# Another summation problem

1. Nov 30, 2004

### EvLer

Hello, I really trying to understand what is going on with these summations.
the code is following:
Code (Text):

for p = 2 to n
for i = 1 to n - p + 1
j = i + p -1
for k = i to j - 1
O(1) + O(1)

Does j enter anywhere here besides the upper bound of the inner-most summation?
Here is what I have so far
Code (Text):

n     n-p+1    j-1
Sigma  Sigma    Sigma(C) = Sigma  (C) Sigma (j-1-i) = ...
p=2    i=1      k=i

then I break up the double sums on sums of j, -1, and i.

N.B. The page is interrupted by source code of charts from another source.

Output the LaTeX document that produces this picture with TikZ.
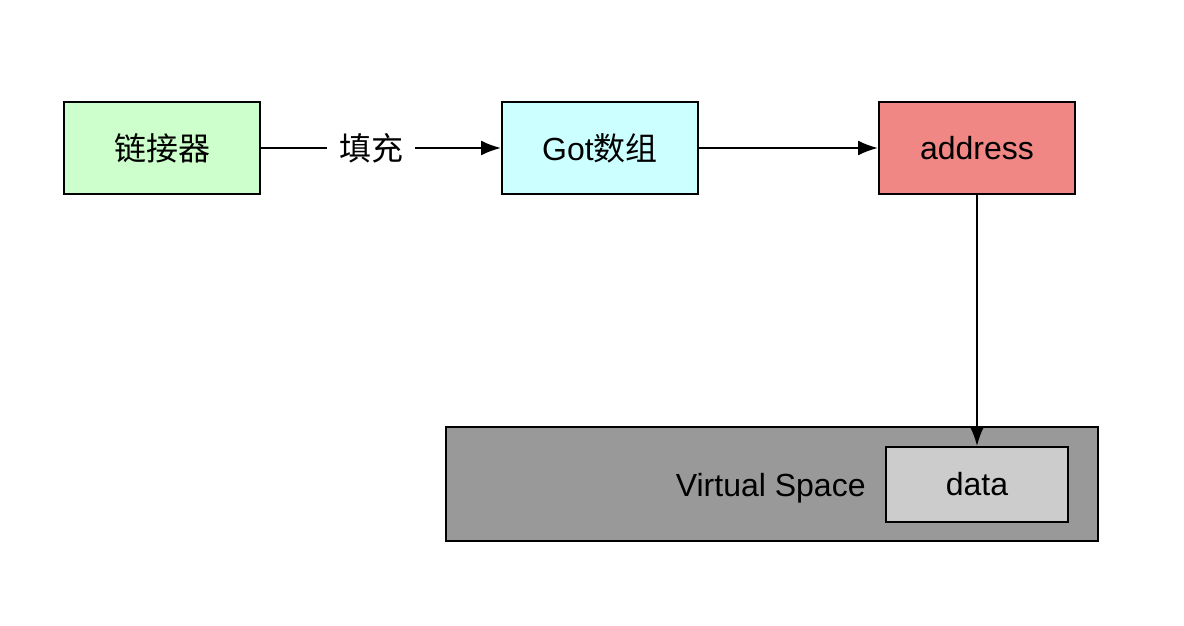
\documentclass[tikz,border=0pt]{standalone}
\usepackage{fontspec}
\setmainfont{Liberation Sans}
\newfontfamily\cjk{Noto Sans CJK SC}
\usetikzlibrary{arrows.meta}

\definecolor{linkergreen}{HTML}{CCFFCC}
\definecolor{gotcyan}{HTML}{CCFFFF}
\definecolor{addrred}{HTML}{F08784}
\definecolor{vsgray}{HTML}{999999}
\definecolor{datagray}{HTML}{CCCCCC}

\begin{document}
\begin{tikzpicture}[x=0.5pt,y=-0.5pt,
        font=\fontsize{16}{19}\selectfont,
        box/.style={draw,line width=1pt,minimum width=98pt,minimum height=46pt,inner sep=0pt},
        link/.style={line width=1pt,-{Latex[length=10pt,width=7.5pt]}}]
            \useasboundingbox (0,0) rectangle (1184,626);

            % top row
            \node[box,fill=linkergreen] (linker) at (162,148) {\cjk 链接器};
            \node[box,fill=gotcyan] (got) at (600,148) {Got{\cjk 数组}};
            \node[box,fill=addrred] (addr) at (977,148) {address};

            % virtual space
            \node[draw,line width=1pt,fill=vsgray,minimum width=326pt,minimum height=57pt,inner sep=0pt] (vspace) at (772,484) {};
            \node[anchor=east,inner sep=0pt] (vslabel) at (866,488) {Virtual Space};
            \node[draw,line width=1pt,fill=datagray,minimum width=91pt,minimum height=37.5pt,inner sep=0pt] (data) at (977,484.5) {data};

            % arrows
            \draw[link] (linker) -- node[pos=0.46,fill=white,inner xsep=6pt,inner ysep=2pt] (fill) {\cjk 填充} (got);
            \draw[link] (got) -- (addr);
            \draw[link] (addr) -- (data);
        \end{tikzpicture}
\end{document}
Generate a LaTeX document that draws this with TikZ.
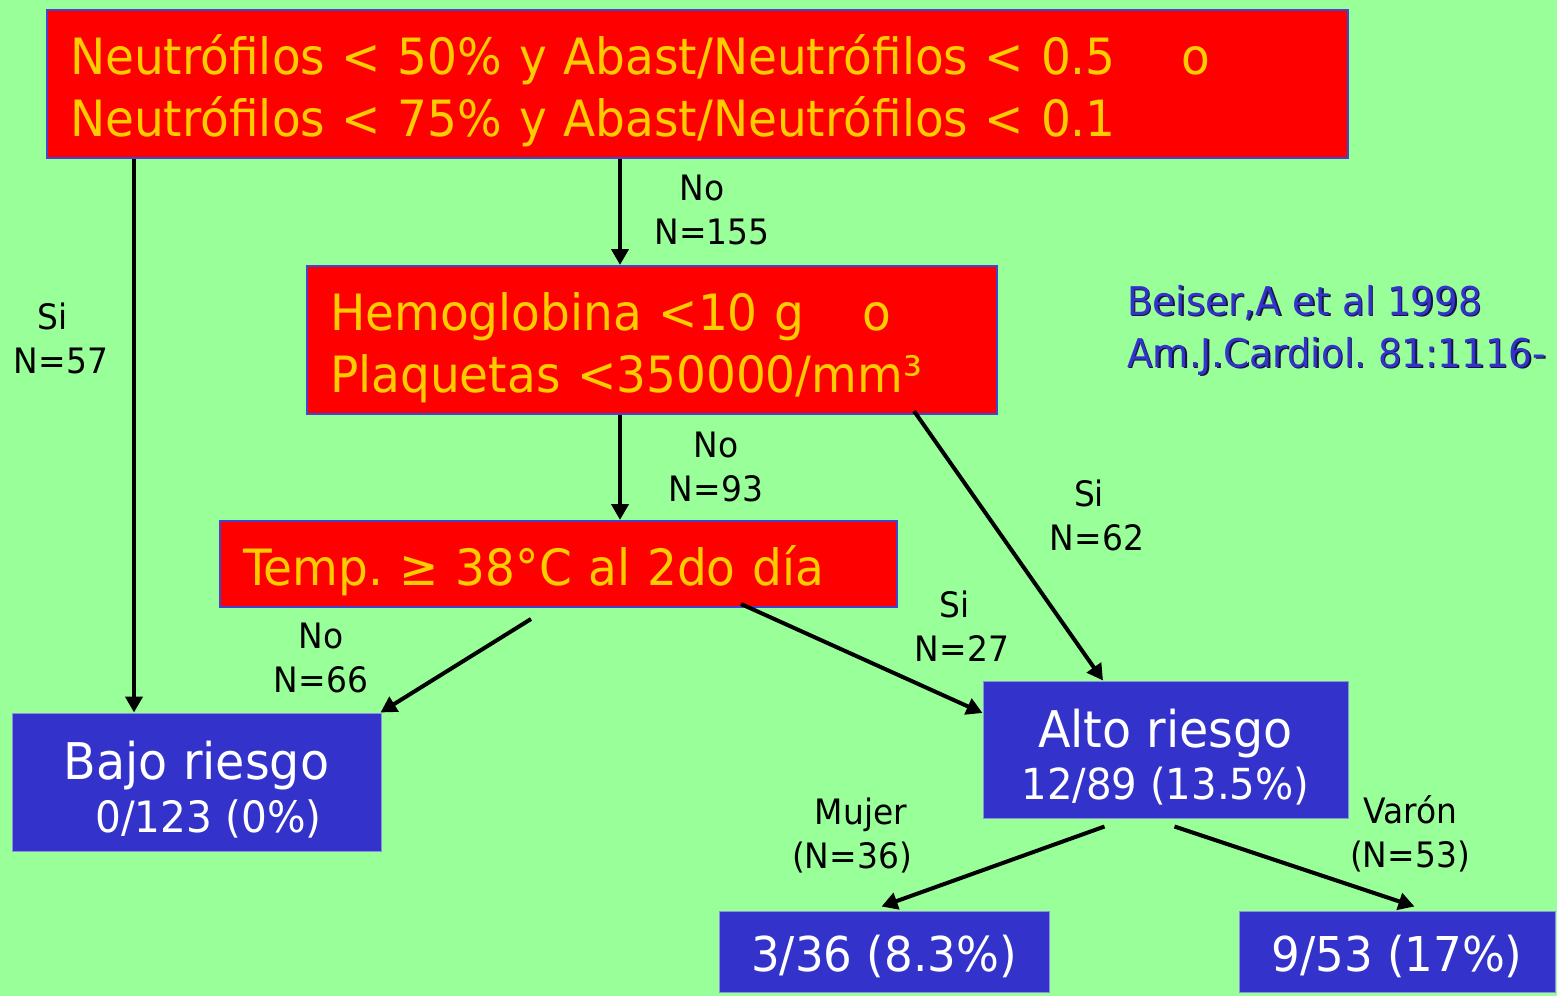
\documentclass[tikz,border=0pt]{standalone}
\usepackage{fontspec}
\setmainfont{DejaVu Sans}[FakeStretch=0.94]
\usetikzlibrary{arrows.meta,calc}
\frenchspacing
\definecolor{bg}{RGB}{153,255,153}
\definecolor{rbox}{RGB}{255,0,0}
\definecolor{ytext}{RGB}{255,204,0}
\definecolor{bbox}{RGB}{51,51,204}
\definecolor{bord}{RGB}{68,68,204}
\definecolor{shadowc}{RGB}{20,20,60}
\newcommand{\dn}[2]{\raisebox{-#1}[\height][\depth]{#2}}
\tikzset{
  redbox/.style={draw=bord, line width=1pt, fill=rbox, text=ytext, align=left,
    inner ysep=0pt, inner xsep=11.5pt, font=\fontsize{25}{31}\selectfont},
  bluebox/.style={draw=bord!60, line width=0.5pt, fill=bbox, text=white, align=center,
    inner sep=0pt},
  arr/.style={line width=2pt, -{Triangle[length=8pt,width=8.5pt]}},
  lbl/.style={font=\fontsize{17.5}{22}\selectfont, align=center, inner sep=0pt},
  cite/.style={font=\fontsize{19.8}{26}\selectfont, align=left, inner sep=0pt, anchor=west}
}
\begin{document}
\begin{tikzpicture}[x=0.5pt,y=-0.5pt]
\fill[bg] (0,0) rectangle (1557,996);
\useasboundingbox (0,0) rectangle (1557,996);

% boxes
\node[redbox, text width=627.5pt, minimum height=74pt] (b1) at (697.5,84)
  {\dn{3.5pt}{Neutrófilos < 50\% y Abast/Neutrófilos < 0.5\hspace{33pt}o}\\
   \dn{3.5pt}{Neutrófilos < 75\% y Abast/Neutrófilos < 0.1}};
\node[redbox, text width=322pt, minimum height=74pt] (b2) at (652,340)
  {\dn{4pt}{Hemoglobina <10 g\hspace{29pt}o}\\\dn{4pt}{Plaquetas <350000/mm³}};
\node[redbox, text width=315.5pt, minimum height=43pt] (b3) at (558.5,564)
  {\dn{3.5pt}{Temp. ≥ 38°C al 2do día}};

\node[bluebox, minimum width=184.5pt, minimum height=69pt] (bajo) at (196.5,782)
  {\dn{4pt}{\fontsize{25.3}{28}\selectfont Bajo riesgo}\\[4pt]\dn{3.5pt}{\fontsize{21.6}{26}\selectfont\hspace{12pt}0/123 (0\%)}};
\node[bluebox, minimum width=182.5pt, minimum height=68.5pt] (alto) at (1165.5,749.5)
  {\dn{4pt}{\fontsize{25.3}{28}\selectfont Alto riesgo}\\[4pt]\dn{3.5pt}{\fontsize{21.4}{26}\selectfont 12/89 (13.5\%)}};
\node[bluebox, minimum width=165pt, minimum height=40.5pt, font=\fontsize{24}{26}\selectfont] (muj) at (884,951.5)
  {\dn{2.5pt}{3/36 (8.3\%)}};
\node[bluebox, minimum width=158pt, minimum height=40.5pt, font=\fontsize{24}{26}\selectfont] (var) at (1397,951.5)
  {\dn{2.5pt}{9/53 (17\%)}};

% connectors
\draw[arr] (b1.south -| 134,0) -- (bajo.north -| 134,0);
\draw[arr] (b1.south -| 620,0) -- (b2.north -| 620,0);
\draw[arr] (b2.south -| 620,0) -- (b3.north -| 620,0);
\draw[arr] ($(b2.south west)+(608,-4)$) -- (alto.north -| 1103,0);
\coordinate (c5) at ($(b3.south west)+(312,11)$);
\draw[arr] (c5) -- ($(bajo.north east)+(-1,0)$);
\draw[arr] ($(b3.south west)+(522,-4)$) -- (alto.west |- 0,713);
\coordinate (c7) at ($(alto.south west)+(122,8)$);
\draw[arr] (c7) -- ($(muj.north west)+(163,-4)$);
\coordinate (c8) at ($(alto.south west)+(192,8)$);
\draw[arr] (c8) -- ($(var.north west)+(176,-4)$);

% labels
\node[lbl] (l1) at (61,338) {\hspace*{-8pt}Si\\N=57};
\node[lbl] (l2) at (712,210) {\hspace*{-10pt}No\\N=155};
\node[lbl] (l3) at (716,467) {No\\N=93};
\node[lbl] (l4) at (1097,515) {\hspace*{-8pt}Si\\N=62};
\node[lbl] (l5) at (321,658) {No\\N=66};
\node[lbl] (l6) at (962,626) {\hspace*{-7pt}Si\\N=27};
\node[lbl] (l7) at (852,835) {\hspace*{9pt}Mujer\\(N=36)};
\node[lbl] (l8) at (1410,834) {Varón\\(N=53)};

% citation
\node[cite, text=shadowc] (cs) at (1128.5,331.5) {Beiser,A et al 1998\\Am.J.Cardiol. 81:1116-};
\node[cite, text=bbox] (ct) at (1127,330) {Beiser,A et al 1998\\Am.J.Cardiol. 81:1116-};
\end{tikzpicture}
\end{document}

In the course of my attempt to solve this thing, I cannot get rid of j, while the expression is supposed to be in terms of n.
How do I get around it?

Thanks a lot.

2. Dec 1, 2004

3. Dec 1, 2004

### EvLer

Even with that, I still have j and cannot get rid of it!!!

4. Dec 1, 2004

### shmoe

You have $$\sum_{p=2}^{n}\sum_{i=1}^{n-p+1}\sum_{k=i}^{j-1}C$$ right?

Stick in j=i+p-1, which is assigned before your 3rd loop, and you get:

$$\sum_{p=2}^{n}\sum_{i=1}^{n-p+1}\sum_{k=i}^{i+p-2}C$$

No more j.